Fixing poor parallel scaling in the Julia set



 Table of contents

False sharing has no effect in this problem, as for most part individual threads are writing into array elements that are well separated in memory.

The row-major vs. column-major order does not matter in the Julia set problem, as it is dominated by computation of individual pixels: computing a single pixel on average takes much longer than writing to a random array element. The timings are virtually identical for row-major vs. column-major, whether in serial or in parallel with @threads. If you were to fill in these elements without computing, then the order would matter, e.g. consider this code:

using BenchmarkTools
function testOrder(n::Int, order::Bool)
    stability = zeros(Int32, n, n)
    for i in 1:n
        for j in 1:n
            order ? stability[i,j] = i+j : stability[j,i] = i+j
        end
    end
    return stability
end
@btime testOrder(30_000, true);    # 2.753 s
@btime testOrder(30_000, false);   # 721.484 ms
@btime testOrder(1000, true);    # 714.958 μs
@btime testOrder(1000, false);   # 681.333 μs

The real culprit in the Julia set’s bad parallel scaling is the problem’s less-than-perfect load balancing. We know that @threads subdivides the large outer loop equally between the threads. However, some threads have fewer iterations to compute and finish faster, but they have to wait for the threads with more iterations in their pixels. If you modify the code in such a way that all pixels do the same large number of iterations, you will see perfect linear speedup with multi-threading.

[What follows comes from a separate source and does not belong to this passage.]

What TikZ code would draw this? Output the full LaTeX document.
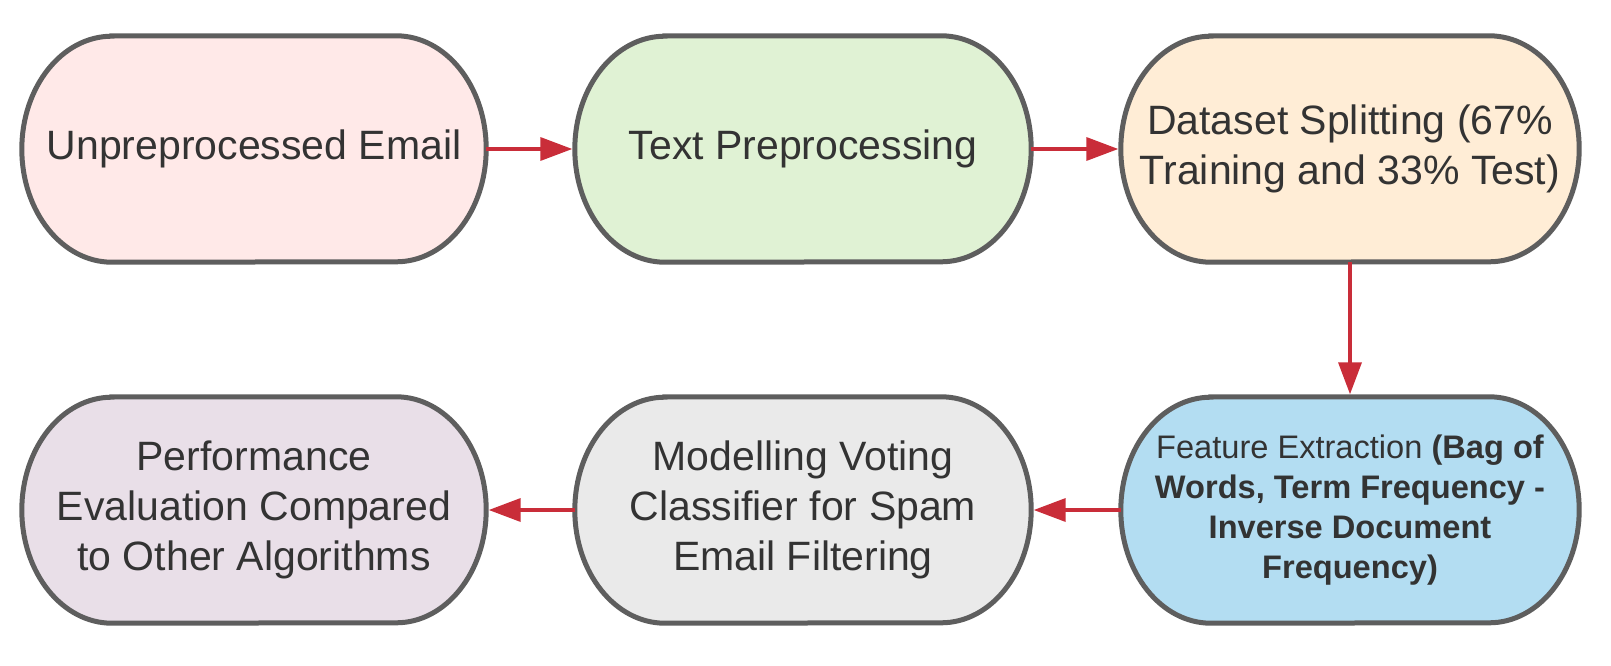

With the unbalanced load, it is possible to improve performance somewhat with dynamic scheduling using either channels (not covered in our workshop) or Threads.@spawn but it’ll make the code a little bit more complex.

The following asynchronous solution was written by Jeremiah O’Neil (University of Ottawa):

function juliaSet(height, width)
    stability = zeros(Int32, height, width)
    c = Channel{Int64}(nthreads()) do chnl
        for i in 1:height
            put!(chnl, i)
        end
    end
    Threads.foreach(c) do i
        for j in 1:width
            point = (2*(j-0.5)/width-1) + (2*(i-0.5)/height-1)im
            stability[i,j] = pixel(point)
        end
    end
    return stability
end

shows better (but still less than linear) speedup.